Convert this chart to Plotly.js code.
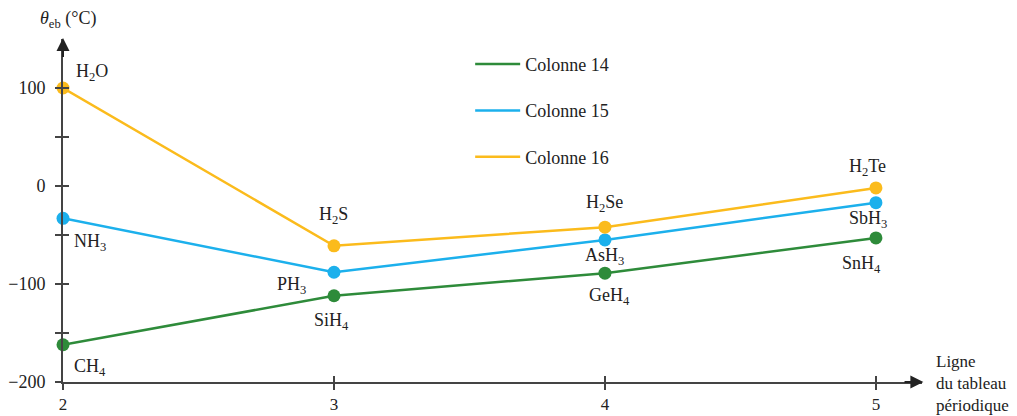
<!DOCTYPE html>
<html>
<head>
<meta charset="utf-8">
<script src="https://cdn.plot.ly/plotly-3.0.1.min.js"></script>
<style>html,body{margin:0;padding:0;background:#fff;}#chart{width:1017px;height:416px;}</style>
</head>
<body>
<div id="chart"></div>
<script>
const rows = [2, 3, 4, 5];
const seriesNames = ['Colonne 14', 'Colonne 15', 'Colonne 16'];
const col14 = [-162, -112, -89, -53];
const col15 = [-33, -88, -55, -17];
const col16 = [100, -61, -42, -2];
const labels14 = ['CH<sub>4</sub>', 'SiH<sub>4</sub>', 'GeH<sub>4</sub>', 'SnH<sub>4</sub>'];
const labels15 = ['NH<sub>3</sub>', 'PH<sub>3</sub>', 'AsH<sub>3</sub>', 'SbH<sub>3</sub>'];
const labels16 = ['H<sub>2</sub>O', 'H<sub>2</sub>S', 'H<sub>2</sub>Se', 'H<sub>2</sub>Te'];
const yTickVals = [-200, -150, -100, -50, 0, 50, 100];
const yTickText = ['\u2212200', '', '\u2212100', '', '0', '', '100'];
const xTickVals = [2, 3, 4, 5];

const colors = ['#2e8b3a', '#1cb0ec', '#fbbb1c'];
const serif = '"Liberation Serif", "Times New Roman", Times, serif';
const axisColor = '#444444';
const textColor = '#222222';

const values = [col14, col15, col16];
const traces = [];
values.forEach((v, i) => {
  traces.push({
    x: rows, y: v, type: 'scatter', mode: 'lines',
    name: seriesNames[i], legendgroup: 'g' + i,
    line: {color: colors[i], width: 2.5}, hoverinfo: 'skip'
  });
});
values.forEach((v, i) => {
  traces.push({
    x: rows, y: v, type: 'scatter', mode: 'markers',
    name: seriesNames[i], legendgroup: 'g' + i, showlegend: false,
    marker: {color: colors[i], size: 13}, cliponaxis: false, hoverinfo: 'skip'
  });
});
traces.push({x: [], y: [], xaxis: 'x2', yaxis: 'y2', showlegend: false, hoverinfo: 'skip', type: 'scatter'});

// label offsets in pixels [xshift, yshift]
const off14 = [[27, -23], [-2, -26], [5, -23], [-14, -27]];
const off15 = [[27, -24], [-42, -13], [0, -17], [-8, -17]];
const off16 = [[29, 16], [0, 30], [0, 24], [-8, 20]];
const allLabels = [labels14, labels15, labels16];
const allOff = [off14, off15, off16];
const annotations = [];
allLabels.forEach((lab, s) => {
  lab.forEach((t, k) => {
    annotations.push({
      x: rows[k], y: values[s][k], xref: 'x', yref: 'y', text: t, showarrow: false,
      xshift: allOff[s][k][0], yshift: allOff[s][k][1],
      font: {family: serif, size: 18, color: textColor}
    });
  });
});
// axis arrows
annotations.push({x: 5.175, y: -200, ax: 5.1, ay: -200, xref: 'x', yref: 'y', axref: 'x', ayref: 'y',
  text: '', showarrow: true, arrowhead: 2, arrowsize: 1.3, arrowwidth: 2, arrowcolor: textColor});
annotations.push({x: 2, y: 151, ax: 2, ay: 130, xref: 'x', yref: 'y', axref: 'x', ayref: 'y',
  text: '', showarrow: true, arrowhead: 2, arrowsize: 1.3, arrowwidth: 2, arrowcolor: textColor});
// axis titles
annotations.push({x: 2, y: 1, xref: 'x', yref: 'paper', yanchor: 'bottom', xanchor: 'center', xshift: 5, yshift: 6,
  text: '<i>θ</i><sub>eb</sub> (°C)', showarrow: false, font: {family: serif, size: 18, color: textColor}});
annotations.push({x: 1, y: 0, xref: 'paper', yref: 'paper', xanchor: 'left', yanchor: 'middle', xshift: 12, yshift: -1,
  text: 'Ligne<br>du tableau<br>périodique', align: 'left', showarrow: false, font: {family: serif, size: 17, color: textColor}});

const layout = {
  width: 1017, height: 416,
  margin: {l: 63, r: 95, t: 39, b: 34},
  paper_bgcolor: '#fff', plot_bgcolor: '#fff',
  font: {family: serif, size: 18, color: textColor},
  showlegend: true,
  legend: {x: 0.474, y: 0.98, xanchor: 'left', yanchor: 'top', traceorder: 'grouped', tracegroupgap: 20,
    itemwidth: 45,
    font: {family: serif, size: 18, color: textColor}, bgcolor: 'rgba(0,0,0,0)'},
  xaxis: {range: [2, 5.17], showgrid: false, zeroline: false, showline: true, linecolor: axisColor, linewidth: 2,
    tickmode: 'array', tickvals: xTickVals, ticks: 'outside', ticklen: 6, tickwidth: 1.5, tickcolor: axisColor,
    ticklabelstandoff: 0, tickfont: {family: serif, size: 17, color: textColor}},
  yaxis: {range: [-200, 150], showgrid: false, zeroline: false, showline: true, linecolor: axisColor, linewidth: 2,
    tickmode: 'array', tickvals: yTickVals, ticktext: yTickText, ticks: 'outside', ticklen: 6, tickwidth: 1.5, tickcolor: axisColor,
    ticklabelstandoff: 6, tickfont: {family: serif, size: 18, color: textColor}},
  xaxis2: {overlaying: 'x', anchor: 'y2', range: [2, 5.17], showgrid: false, zeroline: false, showline: false,
    tickmode: 'array', tickvals: xTickVals, ticks: 'inside', ticklen: 6, tickwidth: 1.5, tickcolor: axisColor, showticklabels: false, side: 'bottom'},
  yaxis2: {overlaying: 'y', anchor: 'x2', range: [-200, 150], showgrid: false, zeroline: false, showline: false,
    tickmode: 'array', tickvals: yTickVals, ticks: 'inside', ticklen: 6, tickwidth: 1.5, tickcolor: axisColor, showticklabels: false, side: 'left'},
  annotations: annotations
};
Plotly.newPlot('chart', traces, layout, {displayModeBar: false, staticPlot: true});
</script>
</body>
</html>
☆ ☆ ☆ ☆
Your goal :: Pull out every line containing "chart".

Answer in full ::
Convert this chart to Plotly.js code.
<style>html,body{margin:0;padding:0;background:#fff;}#chart{width:1017px;height:416px;}</style>
<div id="chart"></div>
Plotly.newPlot('chart', traces, layout, {displayModeBar: false, staticPlot: true});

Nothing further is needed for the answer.